▶ [Problem description] Find, in the records below, the line that contains "Reproduce this diagram with TikZ." and the line that contains "of realise] (cry)". Copy those two lines and everything between them exactly, but not the pictures.

▶ [Input records]
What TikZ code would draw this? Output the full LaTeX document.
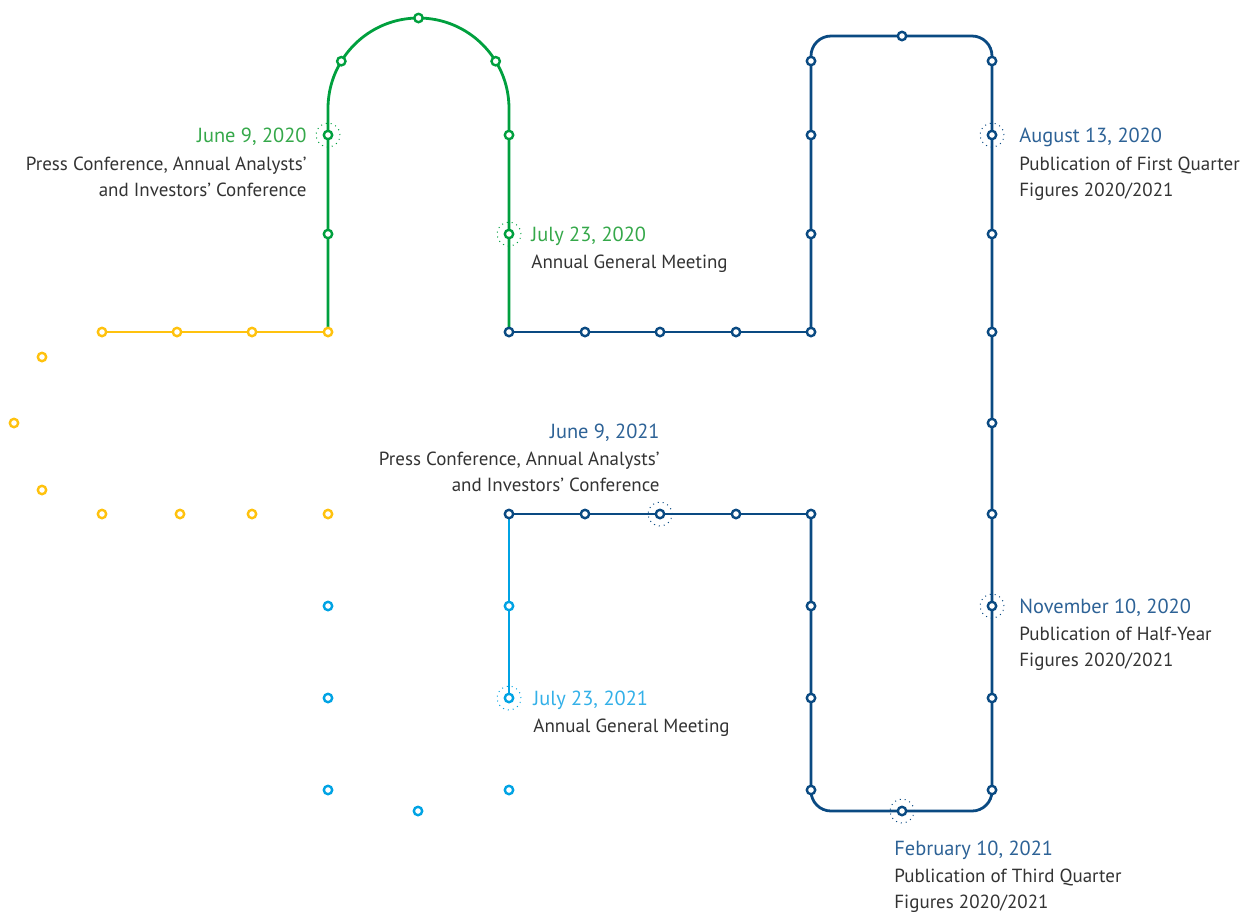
\documentclass[tikz,border=0pt]{standalone}
\usepackage{fontspec}
\setmainfont{PT Sans}
\usetikzlibrary{calc}
\definecolor{gline}{HTML}{00A03E}
\definecolor{gtext}{HTML}{35A84A}
\definecolor{nline}{HTML}{0A4A82}
\definecolor{ntext}{HTML}{2D6296}
\definecolor{bline}{HTML}{00A3E4}
\definecolor{btext}{HTML}{33B0E8}
\definecolor{yline}{HTML}{FFC20E}
\definecolor{dtext}{HTML}{333333}
\pgfdeclarelayer{bg}
\pgfsetlayers{bg,main}
\tikzset{
  st/.style={circle, draw=#1, fill=white, line width=1.2pt, inner sep=0pt, minimum size=4.2pt},
  hl/.style={circle, draw=#1, dotted, line width=0.5pt, inner sep=0pt, minimum size=12pt},
  track/.style={draw=#1, line width=1.4pt},
  datetxt/.style={font=\fontsize{10.2}{12}\selectfont, text=#1, inner sep=0pt},
  desctxt/.style={font=\fontsize{9.5}{11}\selectfont, text=dtext, inner sep=0pt},
}
\begin{document}
\begin{tikzpicture}[x=0.5pt,y=-0.5pt]
\useasboundingbox (0,0) rectangle (1243,912);
% yellow stations
\node[st=yline] (y1) at (102,332) {};
\node[st=yline] (y2) at (177,332) {};
\node[st=yline] (y3) at (252,332) {};
\node[st=yline] (y4) at (328,332) {};
\node[st=yline] (y5) at (42,357) {};
\node[st=yline] (y6) at (14,423) {};
\node[st=yline] (y7) at (42,490) {};
\node[st=yline] (y8) at (102,514) {};
\node[st=yline] (y9) at (180,514) {};
\node[st=yline] (y10) at (252,514) {};
\node[st=yline] (y11) at (328,514) {};
% green stations
\node[st=gline] (g1) at (328,234) {};
\node[st=gline] (g2) at (328,135) {};
\node[st=gline] (g3) at (341.3,61.2) {};
\node[st=gline] (g4) at (418.5,18) {};
\node[st=gline] (g5) at (495.7,61.2) {};
\node[st=gline] (g6) at (509,135) {};
\node[st=gline] (g7) at (509,234) {};
\node[hl=gline] (hg2) at (g2) {};
\node[hl=gline] (hg7) at (g7) {};
\coordinate (ga) at (328,108.5);
% navy stations
\node[st=nline] (n1) at (509,332) {};
\node[st=nline] (n2) at (585,332) {};
\node[st=nline] (n3) at (660,332) {};
\node[st=nline] (n4) at (736,332) {};
\node[st=nline] (n5) at (811,332) {};
\node[st=nline] (n6) at (811,234) {};
\node[st=nline] (n7) at (811,135) {};
\node[st=nline] (n8) at (811,61) {};
\node[st=nline] (n9) at (902,36) {};
\node[st=nline] (n10) at (992,61) {};
\node[st=nline] (n11) at (992,135) {};
\node[st=nline] (n12) at (992,234) {};
\node[st=nline] (n13) at (992,332) {};
\node[st=nline] (n14) at (992,423) {};
\node[st=nline] (n15) at (992,514) {};
\node[st=nline] (n16) at (992,606) {};
\node[st=nline] (n17) at (992,698) {};
\node[st=nline] (n18) at (992,790) {};
\node[st=nline] (n19) at (902,811) {};
\node[st=nline] (n20) at (811,790) {};
\node[st=nline] (n21) at (811,698) {};
\node[st=nline] (n22) at (811,606) {};
\node[st=nline] (n23) at (811,514) {};
\node[st=nline] (n24) at (736,514) {};
\node[st=nline] (n25) at (660,514) {};
\node[st=nline] (n26) at (585,514) {};
\node[st=nline] (n27) at (509,514) {};
\node[hl=nline] (hn11) at (n11) {};
\node[hl=nline] (hn16) at (n16) {};
\node[hl=nline] (hn19) at (n19) {};
\node[hl=nline] (hn25) at (n25) {};
\coordinate (ctl) at (811,36);
\coordinate (ctr) at (992,36);
\coordinate (cbr) at (992,811);
\coordinate (cbl) at (811,811);
% light blue stations
\node[st=bline] (b1) at (509,606) {};
\node[st=bline] (b2) at (509,698) {};
\node[st=bline] (b3) at (328,606) {};
\node[st=bline] (b4) at (328,698) {};
\node[st=bline] (b5) at (328,790) {};
\node[st=bline] (b6) at (418,811) {};
\node[st=bline] (b7) at (509,790) {};
\node[hl=bline] (hb2) at (b2) {};
% tracks
\begin{pgfonlayer}{bg}
\draw[track=yline] (y1.center) -- (y4.center);
\draw[track=gline] (y4.center) -- (ga) arc[start angle=180, end angle=360, radius=90.5] -- (n1.center);
\draw[track=nline] (n1.center) -- (n5.center);
\draw[track=nline, rounded corners=10pt] (n5.center) -- (ctl) -- (ctr) -- (cbr) -- (cbl) -- (n23.center);
\draw[track=nline] (n23.center) -- (n27.center);
\draw[track=bline] (n27.center) -- (b2.center);
\end{pgfonlayer}
% labels
\node[datetxt=gtext, anchor=base east] (t1a) at (307,142.5) {June 9, 2020};
\node[desctxt, anchor=base east] (t1b) at (307,170) {Press Conference, Annual Analysts’};
\node[desctxt, anchor=base east] (t1c) at (307,196) {and Investors’ Conference};
\node[datetxt=gtext, anchor=base west] (t2a) at (531,241.5) {July 23, 2020};
\node[desctxt, anchor=base west] (t2b) at (531,268) {Annual General Meeting};
\node[datetxt=ntext, anchor=base west] (t3a) at (1019,142.5) {August 13, 2020};
\node[desctxt, anchor=base west] (t3b) at (1019,170) {Publication of First Quarter};
\node[desctxt, anchor=base west] (t3c) at (1019,196) {Figures 2020/2021};
\node[datetxt=ntext, anchor=base east] (t4a) at (660,438) {June 9, 2021};
\node[desctxt, anchor=base east] (t4b) at (660,465) {Press Conference, Annual Analysts’};
\node[desctxt, anchor=base east] (t4c) at (660,491) {and Investors’ Conference};
\node[datetxt=btext, anchor=base west] (t5a) at (533,705.5) {July 23, 2021};
\node[desctxt, anchor=base west] (t5b) at (533,732) {Annual General Meeting};
\node[datetxt=ntext, anchor=base west] (t6a) at (1019,613) {November 10, 2020};
\node[desctxt, anchor=base west] (t6b) at (1019,640) {Publication of Half-Year};
\node[desctxt, anchor=base west] (t6c) at (1019,666) {Figures 2020/2021};
\node[datetxt=ntext, anchor=base west] (t7a) at (894,855) {February 10, 2021};
\node[desctxt, anchor=base west] (t7b) at (894,882) {Publication of Third Quarter};
\node[desctxt, anchor=base west] (t7c) at (894,908) {Figures 2020/2021};
\end{tikzpicture}
\end{document}
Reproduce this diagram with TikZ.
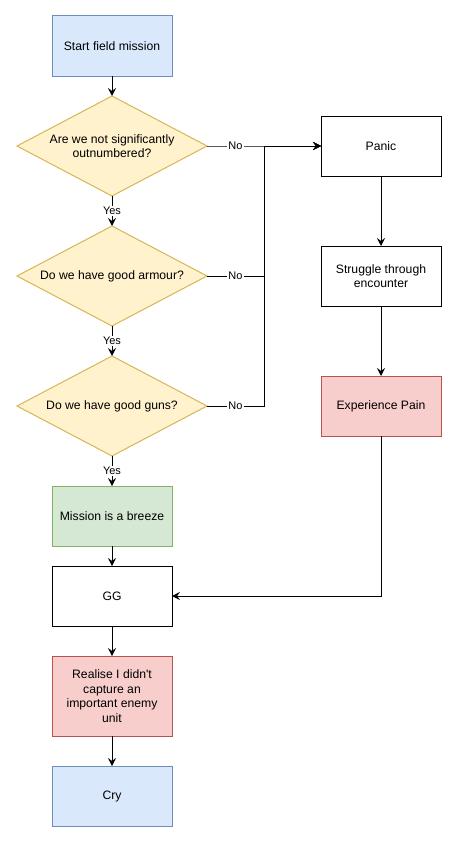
\documentclass[tikz,border=0pt]{standalone}
\usepackage{fontspec}
\setmainfont{Liberation Sans}
\usetikzlibrary{arrows.meta,positioning,shapes.geometric}
\definecolor{bluefill}{HTML}{DAE8FC}
\definecolor{blueline}{HTML}{6C8EBF}
\definecolor{yellowfill}{HTML}{FFF2CC}
\definecolor{yellowline}{HTML}{D6B656}
\definecolor{greenfill}{HTML}{D5E8D4}
\definecolor{greenline}{HTML}{82B366}
\definecolor{redfill}{HTML}{F8CECC}
\definecolor{redline}{HTML}{B85450}
\newcommand{\flowfont}{\fontsize{12.2pt}{14.5pt}\selectfont}
\newcommand{\tagfont}{\fontsize{11pt}{13pt}\selectfont}
\tikzset{
  boxnode/.style={draw,line width=1pt,outer sep=0pt,minimum width=120pt,minimum height=60pt,inner sep=2pt,align=center,font=\flowfont},
  startnode/.style={boxnode,draw=blueline,fill=bluefill},
  goodnode/.style={boxnode,draw=greenline,fill=greenfill},
  painnode/.style={boxnode,draw=redline,fill=redfill},
  decisionnode/.style={diamond,draw=yellowline,fill=yellowfill,line width=1pt,outer sep=0pt,minimum width=190pt,minimum height=100pt,shape aspect=1.9,inner sep=0pt,align=center,font=\flowfont},
  arrow/.style={-{Stealth[length=8pt,width=8pt,inset=3pt]},line width=1pt},
  edgelabel/.style={fill=white,inner sep=1pt,font=\tagfont}
}
\begin{document}
\begin{tikzpicture}[x=1pt,y=-1pt]
  \useasboundingbox (0,0) rectangle (458,843);

  % Left column
  \node[startnode] (start) at (112,46) {Start field mission};
  \node[decisionnode,below=20pt of start] (armyq) {Are we not significantly\\outnumbered?};
  \node[decisionnode,below=30pt of armyq] (armourq) {Do we have good armour?};
  \node[decisionnode,below=30pt of armourq] (gunsq) {Do we have good guns?};
  \node[goodnode,below=30pt of gunsq] (breeze) {Mission is a breeze};
  \node[boxnode,below=20pt of breeze] (gg) {GG};
  \node[painnode,below=30pt of gg,minimum height=80pt] (realise) {Realise I didn\textquotesingle t\\capture an\\important enemy\\unit};
  \node[startnode,below=30pt of realise] (cry) {Cry};

  % Right column
  \node[boxnode,right=114pt of armyq] (panic) {Panic};
  \node[boxnode,below=70pt of panic] (struggle) {Struggle through\\encounter};
  \node[painnode,below=70pt of struggle] (pain) {Experience Pain};

  \coordinate (merge) at (264,146);

  \draw[arrow] (start) -- (armyq);
  \draw[arrow] (armyq) -- node[edgelabel] {Yes} (armourq);
  \draw[arrow] (armourq) -- node[edgelabel] {Yes} (gunsq);
  \draw[arrow] (gunsq) -- node[edgelabel] {Yes} (breeze);
  \draw[arrow] (breeze) -- (gg);
  \draw[arrow] (gg) -- (realise);
  \draw[arrow] (realise) -- (cry);

  \draw[arrow] (armyq.east) -- node[edgelabel] {No} (merge) -- (panic.west);
  \draw[arrow] (armourq.east) -- node[edgelabel] {No} (armourq.east -| merge) -- (merge) -- (panic.west);
  \draw[arrow] (gunsq.east) -- node[edgelabel] {No} (gunsq.east -| merge) -- (merge) -- (panic.west);

  \draw[arrow] (panic) -- (struggle);
  \draw[arrow] (struggle) -- (pain);
  \draw[arrow] (pain.south) |- (gg.east);
\end{tikzpicture}
\end{document}
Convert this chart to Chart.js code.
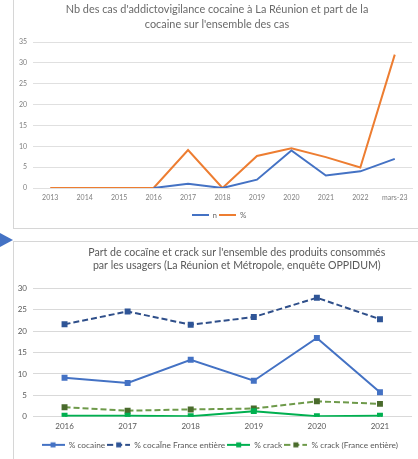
<!DOCTYPE html>
<html>
<head>
<meta charset="utf-8">
<script src="https://cdn.jsdelivr.net/npm/chart.js@4.4.0/dist/chart.umd.min.js"></script>
<style>
  html, body { margin: 0; padding: 0; background: #fff; }
  body { width: 418px; height: 459px; position: relative; overflow: hidden; }
  .line { position: absolute; background: #d6d6d6; }
  .arrow { position: absolute; left: 0; top: 233px; width: 0; height: 0;
           border-top: 7px solid transparent; border-bottom: 7px solid transparent;
           border-left: 13px solid #4472c4; }
  canvas { position: absolute; display: block; }
</style>
</head>
<body>
<!-- panel frames -->
<div class="line" style="left:13px;top:0;width:1px;height:228px"></div>
<div class="line" style="left:13px;top:228px;width:405px;height:1px"></div>
<div class="line" style="left:13px;top:241px;width:405px;height:1px"></div>
<div class="line" style="left:13px;top:241px;width:1px;height:218px"></div>
<div class="arrow"></div>

<canvas id="chart1" width="404" height="229" style="left:14px;top:0"></canvas>
<canvas id="chart2" width="404" height="217" style="left:14px;top:242px"></canvas>

<script>
// Data - chart 1 (addictovigilance, La Réunion)
const years1 = ["2013", "2014", "2015", "2016", "2017", "2018", "2019", "2020", "2021", "2022", "mars-23"];
const nCases = [null, null, null, 0, 1, 0, 2, 9, 3, 4, 7];
const pctCases = [0, 0, 0, 0, 9.1, 0, 7.7, 9.5, 7.4, 4.9, 32];

// Data - chart 2 (OPPIDUM)
const years2 = ["2016", "2017", "2018", "2019", "2020", "2021"];
const cocaine = [9.1, 7.9, 13.3, 8.4, 18.4, 5.7];
const cocaineFrance = [21.6, 24.6, 21.5, 23.3, 27.8, 22.8];
const crack = [0.2, 0.2, 0.1, 1.3, 0.1, 0.2];
const crackFrance = [2.2, 1.4, 1.7, 1.9, 3.6, 3.0];

const FONT = "Lato, 'Open Sans', sans-serif";

// Legend symbol: line sample, optional dash and square marker
function legendIcon(color, width, dash, markerColor) {
  const c = document.createElement("canvas");
  c.width = width; c.height = 8;
  const g = c.getContext("2d");
  g.strokeStyle = color;
  g.lineWidth = 2;
  g.setLineDash(dash || []);
  g.beginPath();
  g.moveTo(0, 4);
  g.lineTo(width, 4);
  g.stroke();
  if (markerColor) {
    g.fillStyle = markerColor;
    g.fillRect(Math.round(width / 2) - 3, 1.5, 5, 5);
  }
  return c;
}

function iconLabels(icons) {
  return function(chart) {
    const items = Chart.defaults.plugins.legend.labels.generateLabels(chart);
    items.forEach((it, i) => { it.pointStyle = icons[i]; });
    return items;
  };
}

// move title / legend sideways like the Excel original
function shiftBoxes(titleDx, legendDx) {
  return {
    id: "shiftBoxes",
    afterLayout(chart) {
      chart.titleBlock.left += titleDx;
      chart.titleBlock.right += titleDx;
      chart.legend.left += legendDx;
      chart.legend.right += legendDx;
    }
  };
}

// Chart 1
const icons1 = [legendIcon("#4472c4", 17), legendIcon("#ed7d31", 17)];

new Chart(document.getElementById("chart1"), {
  type: "line",
  data: {
    labels: years1,
    datasets: [
      { label: "n", data: nCases, borderColor: "#4472c4", backgroundColor: "#4472c4",
        borderWidth: 2, pointRadius: 0, tension: 0 },
      { label: "%", data: pctCases, borderColor: "#ed7d31", backgroundColor: "#ed7d31",
        borderWidth: 2, pointRadius: 0, tension: 0 }
    ]
  },
  options: {
    responsive: false,
    animation: false,
    devicePixelRatio: 1,
    layout: { padding: { left: 0, right: 6, top: 0, bottom: 0 } },
    plugins: {
      title: {
        display: true,
        text: ["Nb des cas d'addictovigilance cocaine à La Réunion et part de la",
               "cocaine sur l'ensemble des cas"],
        color: "#6a6a6a",
        font: { family: FONT, size: 10.9, weight: "normal", lineHeight: 1.38 },
        padding: { top: 1.5, bottom: 10.5 }
      },
      legend: {
        position: "bottom",
        labels: {
          usePointStyle: true, pointStyleWidth: 17,
          color: "#6a6a6a", font: { family: FONT, size: 8 },
          padding: 2,
          generateLabels: iconLabels(icons1)
        }
      },
      tooltip: { enabled: false }
    },
    scales: {
      x: {
        offset: true,
        grid: { display: false, drawTicks: false },
        border: { color: "#e0e0e0" },
        ticks: { color: "#808080", font: { family: FONT, size: 7 }, padding: 6, maxRotation: 0 },
        afterFit(scale) { scale.height = 21; }
      },
      y: {
        min: 0, max: 35,
        grid: { color: "#e0e0e0", drawTicks: false },
        border: { display: false },
        ticks: { stepSize: 5, color: "#808080", font: { family: FONT, size: 7 }, padding: 6 },
        afterFit(scale) { scale.width = 19; }
      }
    }
  },
  plugins: [shiftBoxes(4, 6)]
});

// Chart 2
const icons2 = [
  legendIcon("#4472c4", 23, null, "#4472c4"),
  legendIcon("#2f4f8a", 23, [6, 3], "#2f5597"),
  legendIcon("#00b050", 23, null, "#00b050"),
  legendIcon("#6e9a4a", 23, [6, 3], "#4a6b2c")
];

new Chart(document.getElementById("chart2"), {
  type: "line",
  data: {
    labels: years2,
    datasets: [
      { label: "% cocaine", data: cocaine, borderColor: "#4472c4", backgroundColor: "#4472c4",
        borderWidth: 2, pointStyle: "rect", pointRadius: 2.8, tension: 0 },
      { label: "% cocaÏne France entière", data: cocaineFrance, borderColor: "#2f4f8a",
        backgroundColor: "#2f5597", borderDash: [6, 3], borderWidth: 2,
        pointStyle: "rect", pointRadius: 2.8, pointBorderColor: "#2f5597", tension: 0 },
      { label: "% crack", data: crack, borderColor: "#00b050", backgroundColor: "#00b050",
        borderWidth: 2, pointStyle: "rect", pointRadius: 2.8, tension: 0 },
      { label: "% crack (France entière)", data: crackFrance, borderColor: "#6e9a4a",
        backgroundColor: "#4a6b2c", borderDash: [6, 3], borderWidth: 2,
        pointStyle: "rect", pointRadius: 2.8, pointBorderColor: "#4a6b2c", tension: 0 }
    ]
  },
  options: {
    responsive: false,
    animation: false,
    devicePixelRatio: 1,
    layout: { padding: { left: 0, right: 6.5, top: 0, bottom: 0 } },
    plugins: {
      title: {
        display: true,
        text: ["Part de cocaïne et crack sur l'ensemble des produits consommés",
               "par les usagers (La Réunion et Métropole, enquête OPPIDUM)"],
        color: "#595959",
        font: { family: FONT, size: 10.6, weight: "normal", lineHeight: 1.23 },
        padding: { top: 4.5, bottom: 15.8 }
      },
      legend: {
        position: "bottom",
        labels: {
          usePointStyle: true, pointStyleWidth: 23,
          color: "#595959", font: { family: FONT, size: 8.3 },
          padding: 2,
          generateLabels: iconLabels(icons2)
        }
      },
      tooltip: { enabled: false }
    },
    scales: {
      x: {
        offset: true,
        grid: { display: false, drawTicks: false },
        border: { color: "#d9d9d9" },
        ticks: { color: "#595959", font: { family: FONT, size: 8 }, padding: 5, maxRotation: 0 },
        afterFit(scale) { scale.height = 22; }
      },
      y: {
        min: 0, max: 30,
        grid: { color: "#d9d9d9", drawTicks: false },
        border: { display: false },
        ticks: { stepSize: 5, color: "#595959", font: { family: FONT, size: 8 }, padding: 6 },
        afterFit(scale) { scale.width = 19; }
      }
    }
  },
  plugins: [shiftBoxes(24, 7)]
});
</script>
</body>
</html>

▶ [Complete response]
Reproduce this diagram with TikZ.
\documentclass[tikz,border=0pt]{standalone}
\usepackage{fontspec}
\setmainfont{Liberation Sans}
\usetikzlibrary{arrows.meta,positioning,shapes.geometric}
\definecolor{bluefill}{HTML}{DAE8FC}
\definecolor{blueline}{HTML}{6C8EBF}
\definecolor{yellowfill}{HTML}{FFF2CC}
\definecolor{yellowline}{HTML}{D6B656}
\definecolor{greenfill}{HTML}{D5E8D4}
\definecolor{greenline}{HTML}{82B366}
\definecolor{redfill}{HTML}{F8CECC}
\definecolor{redline}{HTML}{B85450}
\newcommand{\flowfont}{\fontsize{12.2pt}{14.5pt}\selectfont}
\newcommand{\tagfont}{\fontsize{11pt}{13pt}\selectfont}
\tikzset{
  boxnode/.style={draw,line width=1pt,outer sep=0pt,minimum width=120pt,minimum height=60pt,inner sep=2pt,align=center,font=\flowfont},
  startnode/.style={boxnode,draw=blueline,fill=bluefill},
  goodnode/.style={boxnode,draw=greenline,fill=greenfill},
  painnode/.style={boxnode,draw=redline,fill=redfill},
  decisionnode/.style={diamond,draw=yellowline,fill=yellowfill,line width=1pt,outer sep=0pt,minimum width=190pt,minimum height=100pt,shape aspect=1.9,inner sep=0pt,align=center,font=\flowfont},
  arrow/.style={-{Stealth[length=8pt,width=8pt,inset=3pt]},line width=1pt},
  edgelabel/.style={fill=white,inner sep=1pt,font=\tagfont}
}
\begin{document}
\begin{tikzpicture}[x=1pt,y=-1pt]
  \useasboundingbox (0,0) rectangle (458,843);

  % Left column
  \node[startnode] (start) at (112,46) {Start field mission};
  \node[decisionnode,below=20pt of start] (armyq) {Are we not significantly\\outnumbered?};
  \node[decisionnode,below=30pt of armyq] (armourq) {Do we have good armour?};
  \node[decisionnode,below=30pt of armourq] (gunsq) {Do we have good guns?};
  \node[goodnode,below=30pt of gunsq] (breeze) {Mission is a breeze};
  \node[boxnode,below=20pt of breeze] (gg) {GG};
  \node[painnode,below=30pt of gg,minimum height=80pt] (realise) {Realise I didn\textquotesingle t\\capture an\\important enemy\\unit};
  \node[startnode,below=30pt of realise] (cry) {Cry};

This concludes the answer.